[BEGIN Information shown]

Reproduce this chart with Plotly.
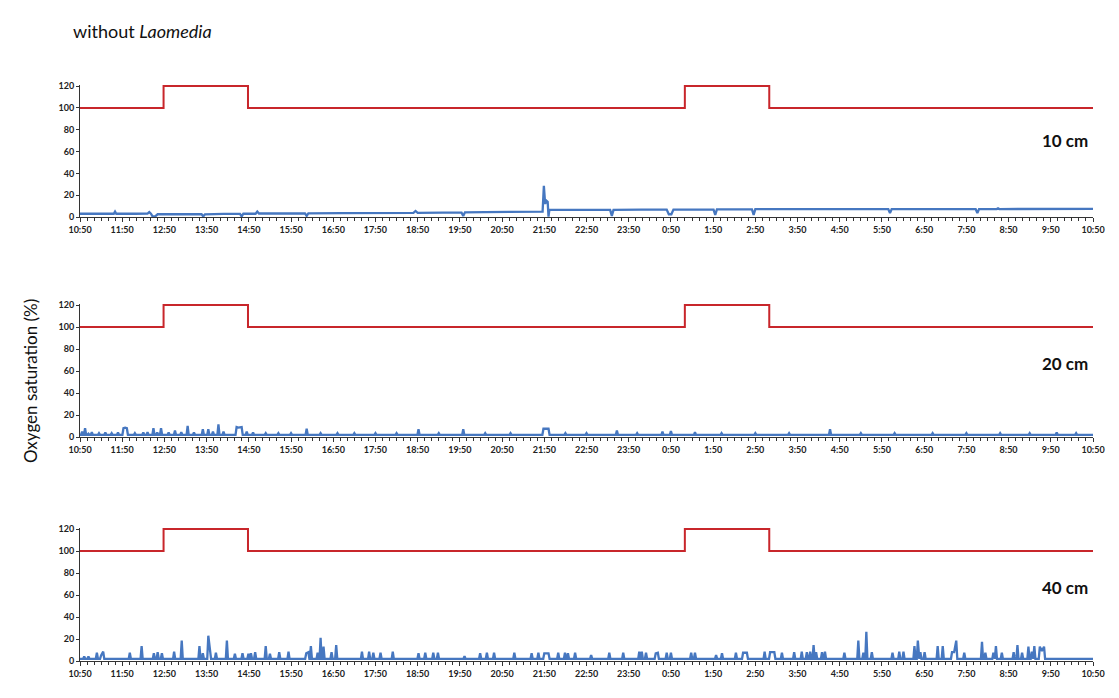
import plotly.graph_objects as go

# ---------------- data ----------------
hour_labels = ["10:50", "11:50", "12:50", "13:50", "14:50", "15:50", "16:50", "17:50",
               "18:50", "19:50", "20:50", "21:50", "22:50", "23:50", "0:50", "1:50",
               "2:50", "3:50", "4:50", "5:50", "6:50", "7:50", "8:50", "9:50", "10:50"]
hour_pos = list(range(25))  # hours since 10:50

# light regime (red line), hours since 10:50
light_t = [0, 1.98, 3.98, 14.33, 16.33, 24]
light_v = [100, 120, 100, 120, 100, 100]

# 10 cm oxygen saturation
t_10 = [0, 0.4, 0.8, 0.83, 0.86, 1.3, 1.6, 1.64, 1.68, 1.72, 1.78, 1.84, 2.3, 2.88, 2.92, 2.96,
        3.4, 3.79, 3.83, 3.87, 4.16, 4.20, 4.24, 4.8, 5.33, 5.37, 5.41, 6.2, 7.0, 7.9, 7.95, 8.0,
        8.6, 9.04, 9.08, 9.12, 9.6, 10.3, 10.96, 10.99, 11.02, 11.05, 11.08, 11.10, 11.12, 11.15,
        11.6, 12.56, 12.60, 12.64, 13.3, 13.9, 13.95, 14.01, 14.06, 14.5, 15.01, 15.05, 15.09,
        15.5, 15.92, 15.96, 16.00, 16.5, 17.5, 18.6, 19.15, 19.19, 19.23, 20.2, 21.22, 21.26,
        21.30, 21.72, 21.75, 21.78, 22.6, 23.4, 24]
o2_10 = [3, 2.8, 3, 5, 3, 3, 3.2, 4.5, 3, 0.5, 0.5, 2.5, 2.5, 2.5, 0.5, 2.5,
         2.8, 2.8, 0.5, 3, 3, 5, 3.2, 3.2, 3.3, 1, 3.3, 3.5, 3.6, 3.8, 5.5, 3.8,
         4, 4, 1, 4.3, 4.5, 4.8, 5, 28.5, 12, 15, 14, 0.3, 6.5, 6.5,
         6.5, 6.5, 1, 6.5, 6.8, 6.8, 2.5, 2.5, 6.8, 6.8, 6.8, 2, 7,
         7, 7, 2, 7.2, 7.2, 7.3, 7.3, 7.3, 3.5, 7.3, 7.3, 7.3, 3.5,
         7.3, 7.3, 8, 7.3, 7.3, 7.4, 7.4]

# 20 cm: baseline and peaks
base_20 = 2
t_20 = [0.05, 0.12, 0.20, 0.28, 0.45, 0.60, 0.75, 0.90, 1.03, 1.07, 1.11, 1.30, 1.50, 1.60,
        1.74, 1.83, 1.92, 2.10, 2.25, 2.40, 2.55, 2.70, 2.91, 3.04, 3.15, 3.28, 3.40, 3.71,
        3.75, 3.79, 3.83, 3.95, 4.10, 4.40, 4.70, 5.00, 5.37, 5.70, 6.10, 6.50, 7.00, 7.50,
        8.02, 8.50, 9.08, 9.60, 10.20, 10.98, 11.02, 11.06, 11.10, 11.50, 12.00, 12.72,
        13.20, 13.80, 14.00, 14.57, 15.20, 16.00, 16.80, 17.77, 18.50, 19.30, 20.20, 21.00,
        21.80, 22.50, 23.14, 23.60]
o2_20 = [5, 8, 3, 4.5, 3.5, 4, 3.5, 4, 8, 8.5, 8, 3.5, 4, 4.5,
         8, 4, 8, 4, 6, 4.5, 10, 4, 7, 7, 5, 11.5, 5, 9,
         8.5, 8.5, 9, 5, 4, 3.5, 3.5, 3.5, 7.5, 3.5, 3.5, 3.5, 3.5, 3.5,
         7, 3.5, 7, 3.5, 3.5, 7.5, 7.5, 7.5, 7.5, 3.5, 3.5, 6,
         3.5, 5, 5.5, 4.5, 3.5, 3.5, 3.5, 7, 3.5, 3.5, 3.5, 3.5,
         3.5, 3.5, 4, 3.5]

# 40 cm: baseline and peaks
base_40 = 2
t_40 = [0.10, 0.20, 0.40, 0.50, 0.55, 1.18, 1.46, 1.75, 1.84, 1.94, 2.23, 2.41, 2.83, 2.91,
        3.04, 3.08, 3.22, 3.48, 3.67, 3.85, 3.99, 4.05, 4.15, 4.40, 4.50, 4.72, 4.94, 5.36,
        5.41, 5.47, 5.63, 5.70, 5.77, 5.96, 6.07, 6.68, 6.85, 6.95, 7.12, 7.41, 8.02, 8.18,
        8.37, 8.48, 9.11, 9.48, 9.64, 9.81, 10.29, 10.70, 10.86, 11.00, 11.05, 11.10, 11.33,
        11.49, 11.56, 11.73, 12.11, 12.54, 12.87, 13.25, 13.31, 13.41, 13.64, 13.69, 13.90,
        14.00, 14.48, 14.57, 15.07, 15.21, 15.54, 15.71, 15.76, 15.80, 16.22, 16.35, 16.40,
        16.45, 16.63, 16.92, 17.10, 17.22, 17.30, 17.38, 17.44, 17.58, 17.65, 18.11, 18.44,
        18.56, 18.63, 18.76, 19.25, 19.41, 19.51, 19.77, 19.85, 19.91, 20.01, 20.32, 20.44,
        20.66, 20.71, 20.76, 20.95, 21.37, 21.45, 21.64, 21.70, 21.84, 22.12, 22.21, 22.32,
        22.47, 22.55, 22.61, 22.74, 22.79, 22.84]
o2_40 = [4, 4, 7.5, 5, 8.5, 7.5, 13.5, 7, 8, 7, 8.5, 18.5, 13.5, 7,
         23, 8.5, 7.5, 18.5, 6.5, 7, 6.5, 7, 8, 13.5, 6.5, 8, 8.5, 7,
         8, 13.5, 7.5, 21, 13, 8, 14.5, 8.5, 8.5, 7.5, 7.5, 8.5, 7, 7.5,
         7.5, 7.5, 4.5, 7, 7.5, 7.5, 7.5, 7, 7.5, 7, 7, 7, 7.5,
         7.5, 7, 7.5, 5.5, 7.5, 7.5, 8.5, 8.5, 7.5, 7, 7.5, 7.5,
         7.5, 7.5, 7.5, 5.5, 7, 7.5, 7.5, 7.5, 7.5, 8.5, 8, 8,
         8, 7.5, 8, 8.5, 8, 8.5, 14.5, 8, 8, 8.5, 7.5, 18.5,
         7.5, 26.5, 8, 7.5, 8.5, 8.5, 13.5, 18.5, 8, 8, 13.5, 13.5,
         8, 8, 18.5, 7.5, 17.5, 7.5, 7.5, 13.5, 7.5, 8, 14.5, 7.5,
         13, 8.5, 13.5, 13, 9, 13]

depth_labels = ["10 cm", "20 cm", "40 cm"]


def peaks_to_line(times, vals, base, hw=0.025, end=24):
    xs, ys = [0], [base]
    prev = None
    for i, (t, v) in enumerate(zip(times, vals)):
        if prev is None or t - prev > 2 * hw + 1e-9:
            xs.append(t - hw); ys.append(base)
        xs.append(t); ys.append(v)
        nxt = times[i + 1] if i + 1 < len(times) else end
        if nxt - t > 2 * hw + 1e-9:
            xs.append(t + hw); ys.append(base)
        prev = t
    xs.append(end); ys.append(base)
    return xs, ys


x20, y20 = peaks_to_line(t_20, o2_20, base_20)
x40, y40 = peaks_to_line(t_40, o2_40, base_40)
blue_series = [(t_10, o2_10), (x20, y20), (x40, y40)]

# ---------------- figure ----------------
W, H = 1119, 698
RED = "#c8262b"
BLUE = "#4677c0"
FONT = "Lato"

panel_px = [(86, 217), (305, 437), (529, 661)]  # top, bottom pixel rows
x_dom = [80 / W, 1093 / W]

fig = go.Figure()
layout = dict(
    width=W, height=H, margin=dict(l=0, r=0, t=0, b=0, autoexpand=False),
    paper_bgcolor="white", plot_bgcolor="white", showlegend=False,
)

for i, (top, bot) in enumerate(panel_px):
    sfx = "" if i == 0 else str(i + 1)
    xa, ya = "x" + sfx, "y" + sfx
    bx, by = blue_series[i]
    fig.add_trace(go.Scatter(x=light_t, y=light_v, mode="lines", line_shape="hv",
                             line=dict(color=RED, width=2), xaxis=xa, yaxis=ya,
                             hoverinfo="skip"))
    fig.add_trace(go.Scatter(x=bx, y=by, mode="lines",
                             line=dict(color=BLUE, width=2.3), xaxis=xa, yaxis=ya,
                             hoverinfo="skip"))
    layout["xaxis" + sfx] = dict(
        domain=x_dom, anchor=ya, range=[0, 24], automargin=False,
        tickmode="array", tickvals=hour_pos, ticktext=hour_labels,
        ticks="outside", ticklen=4, tickwidth=1, tickcolor="#333",
        showline=True, linecolor="#333", linewidth=1,
        showgrid=False, zeroline=False,
        tickfont=dict(family=FONT, size=9, color="#222", weight="bold"),
        minor=dict(tickmode="linear", tick0=0, dtick=1 / 6, ticks="outside",
                   ticklen=3, tickcolor="#333", showgrid=False),
    )
    layout["yaxis" + sfx] = dict(
        domain=[1 - bot / H, 1 - (top - 1) / H], anchor=xa, range=[0, 121], automargin=False,
        tickmode="array", tickvals=[0, 20, 40, 60, 80, 100, 120],
        ticks="outside", ticklen=3, tickcolor="#333",
        showline=True, linecolor="#333", linewidth=1,
        showgrid=False, zeroline=False,
        tickfont=dict(family=FONT, size=9, color="#222", weight="bold"),
    )

annotations = [
    dict(text="without <i>Laomedia</i>", x=71 / W, y=1 - 31 / H, xref="paper", yref="paper",
         xanchor="left", yanchor="middle", showarrow=False,
         font=dict(family=FONT, size=18, color="#111")),
    dict(text="Oxygen saturation (%)", x=30 / W, y=1 - 381 / H, xref="paper", yref="paper",
         textangle=-90, xanchor="center", yanchor="middle", showarrow=False,
         font=dict(family=FONT, size=17, color="#111")),
]
for i, lbl in enumerate(depth_labels):
    ypix = [140, 363, 587][i]
    annotations.append(dict(text=lbl, x=1090 / W, y=1 - ypix / H, xref="paper", yref="paper",
                            xanchor="right", yanchor="middle", showarrow=False,
                            font=dict(family=FONT, size=17, color="#111", weight="bold")))
layout["annotations"] = annotations

fig.update_layout(**layout)
fig.write_html("out.html")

[END Information shown]

## What the exercise asks
Transcribe exactly, with no pictures, the lines running from the first line of the material through the line holding "import plotly.graph_objects as go".

## Full response
Reproduce this chart with Plotly.
import plotly.graph_objects as go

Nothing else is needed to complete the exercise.